Ipogeo Paleocristiano
---------------------------------
k. SANT’ANDREA
Altitudine:
80 m s.l.m. - Abitanti: 137
Ricorrenza religiosa: Madonna del Sabato
Non
si hanno notizie sulla sua fondazione. Solo un'attenta osservazione del tessuto
urbano e viario del borgo potrebbero collegare la frazione ad una struttura di
ispirazione araba e comunque alto medievale. Nel 2008, durante i lavori del
gasdotto, furono rinvenuti reperti risalenti
alla Età del Bronzo collegati ad un insediamento umano preistorico. Il nome del
borgo di Sant'Andrea appare intorno al XIII secolo in alcuni documenti, scritti
in lingua greca e conservati alla Biblioteca Nazionale di Parigi, del Monastero
di suore basiliane di S.Maria de Messana e nei quali viene citato il villaggio
dell'Apostolo Andrea. Successivamente, in età moderna fu indicato con il nome
di Rantuccio (1740) per poi passare al nome originario ed attuale di S.Andrea. Il
villaggio, sino al 1604, non dipendeva da Rometta ma era un feudo. Nel 1548
risultava signore feudale la famiglia Cottone, Conti di Bauso. Infatti, il 15
novembre 1604, Sant'Andrea e Rapano furono ceduti dagli stessi Cottone alla
città di Rometta. La sua derivazione (di Sant'Andrea) di età bizantina è
testimoniata dalla cantica "Evviva Maria". A differenze delle grandi
chiese bizantine di Sicilia, le cui pareti venivano coperte da mosaici atti a
raccontare al popolo le sacre scritture, qui nella povera cappella della
Madonna del Sabato non sono le pareti della Chiesa a raccontare le sacre
storie, ma la viva voce del popolo, che riunendosi sul sagrato per sette
venerdì precedenti la festa nel nome di Maria, raccontano brani delle sacre
scritture mediante un cantò che inframmezza la vita di Maria a storie del
paese. (tratto da Saverio Ponz de Leon in "La tradizione dell'Evviva Maria
a Sant'Andrea" - Trento 2007
---------------------------
l. FILARI
Fortino
militare - Ipogei
Altitudine:
105 m s.l.m. - Abitanti: 17
La
contrada Filari- Mazzabruno si trova a monte di Rometta Marea e si snoda lungo
la provinciale Rometta Marea-Rometta. Di recente espansione urbanistica, la
contrada Filari si è sviluppata intorno all’antico gruppo di casolari,
attraversato da una trazzera pubblica che lambiva la vicina Chiesetta dedicata
a San Giuseppe e conduceva all’abitato di San Martino di Spadafora. Sul suo
territorio sorgono un moderno frantoio per la macina di olive e un'azienda di
laterizi. Occupa un vasto pianoro ricco di acque sorgive conosciute fin dai tempi
antichi (Gibbione). Su questo piccolo territorio pianeggiante avvenne la
battaglia del 964 tra Bizantini e Arabi e, in epoca umbertina fu costruito un
piccolo ridotto militare di cui ancora oggi si notano i resti in località
Fortino a poca distanza dal Campo Sportivo comunale di Filari.
Furono
individuati due ipogei legati alla presenza di un luogo di culto sovrastato da
un alloggio eremitico del custode dei luoghi.
Video:
Il Fortino Militare
---------------------------
m. ROMETTA MAREA
Altitudine:
5 m s.l.m. – Abitanti 4.419
E' la frazione più grande del Comune
e rappresenta il suo sbocco a mare. Si estende infatti lungo la costa tirrenica
nella parte iniziale del golfo di Milazzo.
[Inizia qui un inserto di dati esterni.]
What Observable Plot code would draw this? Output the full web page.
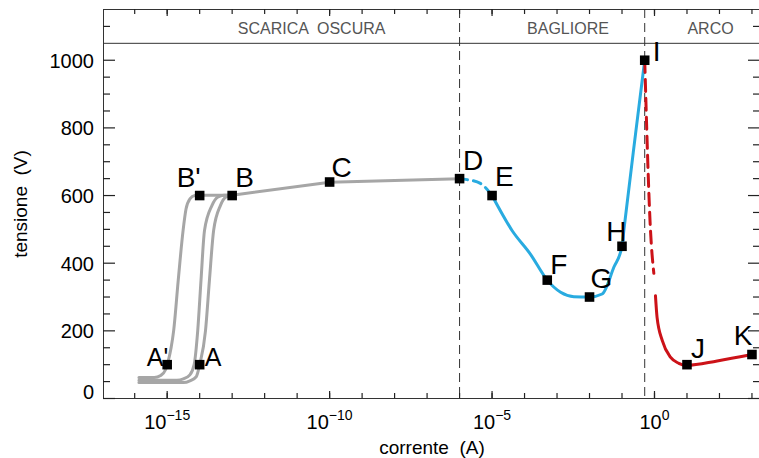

Il centro storico è rappresentato
dal quartiere “Due Torri” che prende il nome dall’esistenza di due torri
costiere che facevano parte del sistema difensivo del Regno di Sicilia ed in
uso dal 1549. Resti che sono visibili lungo la Via Due Torri. Nel 1700 esisteva
un casale “Vinci” che sorgeva all’imbocco della strada “Messina” che conduceva
a Rametta. Il suo sviluppo è legato alla costruzione della rotabile (l’attuale
Via nazionale) avvenuta nel 1833 per opera dei Borboni. A fianco della
nazionale cominciarono a sorgere numerosi edifici civili. Un espansione
urbanistica che toccò il suo apice negli anni 1970 – 1980.
In definitiva Rometta Marea è formata
da due località “Fondaco Nuovo “ e “Due Torri”.